▸ **STATED EXERCISE**
For the material that follows, return exactly the lines from the one with "Write the Plotly code for this chart." through the one with "label_y = [41.29, 43.4, 44.23]", both ends included.

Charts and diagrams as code
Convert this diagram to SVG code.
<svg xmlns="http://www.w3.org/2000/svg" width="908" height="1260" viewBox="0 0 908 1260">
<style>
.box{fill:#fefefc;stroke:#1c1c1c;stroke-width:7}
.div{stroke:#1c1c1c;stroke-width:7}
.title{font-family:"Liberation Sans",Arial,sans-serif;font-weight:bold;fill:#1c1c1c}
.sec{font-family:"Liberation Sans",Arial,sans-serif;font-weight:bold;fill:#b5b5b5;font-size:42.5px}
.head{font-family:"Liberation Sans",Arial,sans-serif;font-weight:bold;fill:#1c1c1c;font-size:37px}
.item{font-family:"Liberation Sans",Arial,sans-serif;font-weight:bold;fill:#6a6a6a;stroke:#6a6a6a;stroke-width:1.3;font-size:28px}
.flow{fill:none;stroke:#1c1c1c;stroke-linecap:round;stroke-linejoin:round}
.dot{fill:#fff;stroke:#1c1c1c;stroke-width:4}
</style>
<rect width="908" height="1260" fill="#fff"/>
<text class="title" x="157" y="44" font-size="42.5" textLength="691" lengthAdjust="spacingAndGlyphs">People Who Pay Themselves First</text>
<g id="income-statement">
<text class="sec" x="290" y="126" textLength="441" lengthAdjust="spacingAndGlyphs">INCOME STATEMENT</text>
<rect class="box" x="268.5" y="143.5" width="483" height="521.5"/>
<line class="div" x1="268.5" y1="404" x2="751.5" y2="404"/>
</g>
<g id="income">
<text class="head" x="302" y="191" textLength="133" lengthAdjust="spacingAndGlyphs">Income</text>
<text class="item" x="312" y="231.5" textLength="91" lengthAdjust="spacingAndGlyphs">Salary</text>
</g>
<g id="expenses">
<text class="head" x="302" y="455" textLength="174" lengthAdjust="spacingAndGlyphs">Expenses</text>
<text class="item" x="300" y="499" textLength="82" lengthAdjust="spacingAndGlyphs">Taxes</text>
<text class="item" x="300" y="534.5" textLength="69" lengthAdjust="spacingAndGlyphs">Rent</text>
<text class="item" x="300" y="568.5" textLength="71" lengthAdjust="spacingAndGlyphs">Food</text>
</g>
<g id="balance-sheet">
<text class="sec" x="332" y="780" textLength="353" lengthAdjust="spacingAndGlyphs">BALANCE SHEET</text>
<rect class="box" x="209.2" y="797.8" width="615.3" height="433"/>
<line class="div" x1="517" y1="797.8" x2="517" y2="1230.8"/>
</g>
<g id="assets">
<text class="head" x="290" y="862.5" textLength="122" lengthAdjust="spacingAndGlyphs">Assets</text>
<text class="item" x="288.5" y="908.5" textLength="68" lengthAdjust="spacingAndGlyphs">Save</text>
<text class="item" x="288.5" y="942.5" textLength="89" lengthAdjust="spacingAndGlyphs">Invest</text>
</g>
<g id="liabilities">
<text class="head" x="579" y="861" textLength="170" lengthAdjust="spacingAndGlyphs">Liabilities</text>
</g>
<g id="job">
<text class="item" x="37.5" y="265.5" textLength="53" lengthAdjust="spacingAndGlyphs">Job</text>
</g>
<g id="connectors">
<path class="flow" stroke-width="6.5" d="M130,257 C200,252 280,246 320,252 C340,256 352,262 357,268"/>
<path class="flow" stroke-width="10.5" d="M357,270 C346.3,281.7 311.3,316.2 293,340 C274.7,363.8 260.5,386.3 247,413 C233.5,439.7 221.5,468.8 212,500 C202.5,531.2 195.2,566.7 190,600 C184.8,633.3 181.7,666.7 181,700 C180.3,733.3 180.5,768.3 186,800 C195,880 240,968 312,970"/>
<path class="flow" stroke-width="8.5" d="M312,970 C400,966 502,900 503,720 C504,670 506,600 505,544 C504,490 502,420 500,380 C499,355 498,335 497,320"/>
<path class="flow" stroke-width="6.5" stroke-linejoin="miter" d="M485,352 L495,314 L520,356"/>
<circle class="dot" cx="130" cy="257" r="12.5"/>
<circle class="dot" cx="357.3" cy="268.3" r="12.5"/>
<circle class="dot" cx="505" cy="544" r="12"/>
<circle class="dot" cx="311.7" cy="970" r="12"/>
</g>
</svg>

* * *

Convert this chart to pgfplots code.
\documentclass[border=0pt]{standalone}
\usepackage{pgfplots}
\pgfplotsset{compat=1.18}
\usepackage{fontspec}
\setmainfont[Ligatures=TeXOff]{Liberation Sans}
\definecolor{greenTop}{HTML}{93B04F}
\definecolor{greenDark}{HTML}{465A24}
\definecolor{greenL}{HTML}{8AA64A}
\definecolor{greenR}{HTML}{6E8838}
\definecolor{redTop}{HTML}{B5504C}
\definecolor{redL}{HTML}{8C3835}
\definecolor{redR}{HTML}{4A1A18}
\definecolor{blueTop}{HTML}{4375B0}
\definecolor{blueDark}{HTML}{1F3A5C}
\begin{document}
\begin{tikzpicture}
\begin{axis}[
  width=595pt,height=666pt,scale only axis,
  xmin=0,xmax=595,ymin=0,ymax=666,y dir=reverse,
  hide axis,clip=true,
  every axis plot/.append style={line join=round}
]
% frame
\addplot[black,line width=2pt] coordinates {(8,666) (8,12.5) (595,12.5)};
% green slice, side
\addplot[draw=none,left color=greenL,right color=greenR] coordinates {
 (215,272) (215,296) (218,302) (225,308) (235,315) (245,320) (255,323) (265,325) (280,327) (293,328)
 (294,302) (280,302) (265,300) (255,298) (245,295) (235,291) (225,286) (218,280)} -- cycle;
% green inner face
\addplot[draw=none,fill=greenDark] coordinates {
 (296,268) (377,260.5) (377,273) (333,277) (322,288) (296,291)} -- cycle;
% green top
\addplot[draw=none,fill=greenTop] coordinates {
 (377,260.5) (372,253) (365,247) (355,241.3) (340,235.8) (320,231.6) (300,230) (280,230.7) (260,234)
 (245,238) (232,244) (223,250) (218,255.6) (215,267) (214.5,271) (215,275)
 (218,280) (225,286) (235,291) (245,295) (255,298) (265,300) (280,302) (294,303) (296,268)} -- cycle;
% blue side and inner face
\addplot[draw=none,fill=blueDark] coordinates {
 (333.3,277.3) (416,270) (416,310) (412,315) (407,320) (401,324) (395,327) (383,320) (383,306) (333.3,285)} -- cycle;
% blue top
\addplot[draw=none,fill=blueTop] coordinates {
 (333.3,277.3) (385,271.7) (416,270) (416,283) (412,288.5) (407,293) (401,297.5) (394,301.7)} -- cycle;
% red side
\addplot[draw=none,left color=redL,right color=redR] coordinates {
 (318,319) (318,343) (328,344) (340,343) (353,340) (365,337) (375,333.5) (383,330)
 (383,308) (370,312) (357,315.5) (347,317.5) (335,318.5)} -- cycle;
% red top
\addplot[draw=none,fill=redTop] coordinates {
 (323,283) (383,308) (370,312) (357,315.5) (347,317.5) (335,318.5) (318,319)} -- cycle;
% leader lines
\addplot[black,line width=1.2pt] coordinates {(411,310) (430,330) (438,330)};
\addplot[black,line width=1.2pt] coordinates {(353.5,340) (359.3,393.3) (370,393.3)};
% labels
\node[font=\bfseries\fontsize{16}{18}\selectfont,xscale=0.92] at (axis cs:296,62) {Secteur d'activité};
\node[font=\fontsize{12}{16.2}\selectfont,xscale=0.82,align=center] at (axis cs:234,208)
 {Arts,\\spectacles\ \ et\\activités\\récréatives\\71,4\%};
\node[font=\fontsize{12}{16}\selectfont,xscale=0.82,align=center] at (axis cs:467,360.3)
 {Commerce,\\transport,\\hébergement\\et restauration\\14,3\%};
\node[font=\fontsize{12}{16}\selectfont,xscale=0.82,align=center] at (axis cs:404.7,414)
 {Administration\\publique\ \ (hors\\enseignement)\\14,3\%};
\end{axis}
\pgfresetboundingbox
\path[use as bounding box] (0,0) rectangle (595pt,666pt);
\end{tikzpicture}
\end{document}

==

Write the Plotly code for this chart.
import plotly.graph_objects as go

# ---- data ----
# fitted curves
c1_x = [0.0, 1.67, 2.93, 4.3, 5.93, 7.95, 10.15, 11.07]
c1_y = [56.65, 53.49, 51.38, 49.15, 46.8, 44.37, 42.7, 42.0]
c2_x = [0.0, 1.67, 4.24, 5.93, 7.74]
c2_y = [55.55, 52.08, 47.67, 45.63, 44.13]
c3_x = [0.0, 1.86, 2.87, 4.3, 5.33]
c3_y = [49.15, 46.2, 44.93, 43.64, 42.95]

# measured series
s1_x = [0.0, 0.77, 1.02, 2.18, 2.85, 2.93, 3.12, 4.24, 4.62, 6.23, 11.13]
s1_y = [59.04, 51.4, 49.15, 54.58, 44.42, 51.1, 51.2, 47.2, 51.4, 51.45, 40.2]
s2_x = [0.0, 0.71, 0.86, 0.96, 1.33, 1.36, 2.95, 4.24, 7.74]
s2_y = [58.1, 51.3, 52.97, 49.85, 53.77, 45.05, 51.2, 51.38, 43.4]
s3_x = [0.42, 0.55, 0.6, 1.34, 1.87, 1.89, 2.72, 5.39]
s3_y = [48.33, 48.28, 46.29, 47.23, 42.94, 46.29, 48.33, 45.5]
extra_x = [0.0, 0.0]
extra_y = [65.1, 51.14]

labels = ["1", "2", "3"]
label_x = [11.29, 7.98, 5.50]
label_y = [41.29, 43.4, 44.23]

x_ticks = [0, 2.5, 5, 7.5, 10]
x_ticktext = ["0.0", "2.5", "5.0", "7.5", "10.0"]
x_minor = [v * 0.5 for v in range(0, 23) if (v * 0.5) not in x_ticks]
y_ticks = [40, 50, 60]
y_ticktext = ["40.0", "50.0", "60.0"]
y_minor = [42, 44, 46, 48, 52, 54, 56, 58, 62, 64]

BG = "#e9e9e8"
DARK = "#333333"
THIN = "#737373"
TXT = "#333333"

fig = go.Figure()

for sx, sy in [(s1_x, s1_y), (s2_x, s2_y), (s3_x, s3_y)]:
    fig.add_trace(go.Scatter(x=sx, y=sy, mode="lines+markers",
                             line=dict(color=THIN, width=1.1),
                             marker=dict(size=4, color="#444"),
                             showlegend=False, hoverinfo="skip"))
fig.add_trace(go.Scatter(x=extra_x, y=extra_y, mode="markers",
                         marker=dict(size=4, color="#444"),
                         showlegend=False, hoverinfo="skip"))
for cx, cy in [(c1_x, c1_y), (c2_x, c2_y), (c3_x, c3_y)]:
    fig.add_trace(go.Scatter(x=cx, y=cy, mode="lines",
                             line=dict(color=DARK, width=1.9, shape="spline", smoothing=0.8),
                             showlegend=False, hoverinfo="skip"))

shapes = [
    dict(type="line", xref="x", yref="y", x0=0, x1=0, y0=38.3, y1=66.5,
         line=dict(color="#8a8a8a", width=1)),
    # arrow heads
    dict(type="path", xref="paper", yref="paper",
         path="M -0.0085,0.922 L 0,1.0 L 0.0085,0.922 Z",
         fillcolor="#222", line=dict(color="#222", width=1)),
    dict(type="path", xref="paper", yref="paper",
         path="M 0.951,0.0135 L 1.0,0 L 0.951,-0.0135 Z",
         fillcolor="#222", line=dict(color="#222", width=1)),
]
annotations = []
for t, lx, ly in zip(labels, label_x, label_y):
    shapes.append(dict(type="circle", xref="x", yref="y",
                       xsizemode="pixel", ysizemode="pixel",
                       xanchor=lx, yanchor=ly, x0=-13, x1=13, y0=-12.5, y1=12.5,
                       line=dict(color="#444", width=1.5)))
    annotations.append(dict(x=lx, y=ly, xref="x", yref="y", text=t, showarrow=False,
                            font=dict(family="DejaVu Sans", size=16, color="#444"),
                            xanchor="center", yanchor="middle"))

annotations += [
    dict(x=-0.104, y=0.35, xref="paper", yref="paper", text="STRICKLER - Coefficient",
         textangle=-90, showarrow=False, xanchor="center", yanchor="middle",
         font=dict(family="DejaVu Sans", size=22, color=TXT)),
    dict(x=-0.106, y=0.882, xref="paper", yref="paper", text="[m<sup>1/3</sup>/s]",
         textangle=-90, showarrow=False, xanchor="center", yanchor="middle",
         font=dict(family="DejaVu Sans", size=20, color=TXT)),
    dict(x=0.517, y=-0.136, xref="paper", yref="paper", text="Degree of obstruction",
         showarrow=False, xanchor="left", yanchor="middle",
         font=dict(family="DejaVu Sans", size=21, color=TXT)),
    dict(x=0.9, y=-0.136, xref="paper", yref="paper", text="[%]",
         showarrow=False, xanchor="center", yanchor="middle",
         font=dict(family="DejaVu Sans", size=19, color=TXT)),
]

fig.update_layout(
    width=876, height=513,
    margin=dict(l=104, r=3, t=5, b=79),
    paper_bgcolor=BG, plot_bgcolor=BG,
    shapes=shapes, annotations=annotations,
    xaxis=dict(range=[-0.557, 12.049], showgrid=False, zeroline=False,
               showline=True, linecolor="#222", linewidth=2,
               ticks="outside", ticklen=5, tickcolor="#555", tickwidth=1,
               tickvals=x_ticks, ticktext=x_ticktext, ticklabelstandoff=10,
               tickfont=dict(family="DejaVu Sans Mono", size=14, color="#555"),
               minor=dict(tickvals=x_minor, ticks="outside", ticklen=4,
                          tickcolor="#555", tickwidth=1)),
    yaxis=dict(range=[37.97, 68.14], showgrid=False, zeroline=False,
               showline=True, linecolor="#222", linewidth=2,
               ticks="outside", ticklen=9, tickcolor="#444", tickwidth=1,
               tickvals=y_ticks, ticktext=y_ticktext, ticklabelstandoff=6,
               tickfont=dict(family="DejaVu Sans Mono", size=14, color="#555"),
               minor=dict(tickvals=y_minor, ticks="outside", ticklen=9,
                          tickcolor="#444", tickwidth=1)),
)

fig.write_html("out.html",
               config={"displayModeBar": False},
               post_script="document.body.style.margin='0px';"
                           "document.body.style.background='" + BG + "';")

▸ **EXERCISE ANSWER**
Write the Plotly code for this chart.
import plotly.graph_objects as go

# ---- data ----
# fitted curves
c1_x = [0.0, 1.67, 2.93, 4.3, 5.93, 7.95, 10.15, 11.07]
c1_y = [56.65, 53.49, 51.38, 49.15, 46.8, 44.37, 42.7, 42.0]
c2_x = [0.0, 1.67, 4.24, 5.93, 7.74]
c2_y = [55.55, 52.08, 47.67, 45.63, 44.13]
c3_x = [0.0, 1.86, 2.87, 4.3, 5.33]
c3_y = [49.15, 46.2, 44.93, 43.64, 42.95]

# measured series
s1_x = [0.0, 0.77, 1.02, 2.18, 2.85, 2.93, 3.12, 4.24, 4.62, 6.23, 11.13]
s1_y = [59.04, 51.4, 49.15, 54.58, 44.42, 51.1, 51.2, 47.2, 51.4, 51.45, 40.2]
s2_x = [0.0, 0.71, 0.86, 0.96, 1.33, 1.36, 2.95, 4.24, 7.74]
s2_y = [58.1, 51.3, 52.97, 49.85, 53.77, 45.05, 51.2, 51.38, 43.4]
s3_x = [0.42, 0.55, 0.6, 1.34, 1.87, 1.89, 2.72, 5.39]
s3_y = [48.33, 48.28, 46.29, 47.23, 42.94, 46.29, 48.33, 45.5]
extra_x = [0.0, 0.0]
extra_y = [65.1, 51.14]

labels = ["1", "2", "3"]
label_x = [11.29, 7.98, 5.50]
label_y = [41.29, 43.4, 44.23]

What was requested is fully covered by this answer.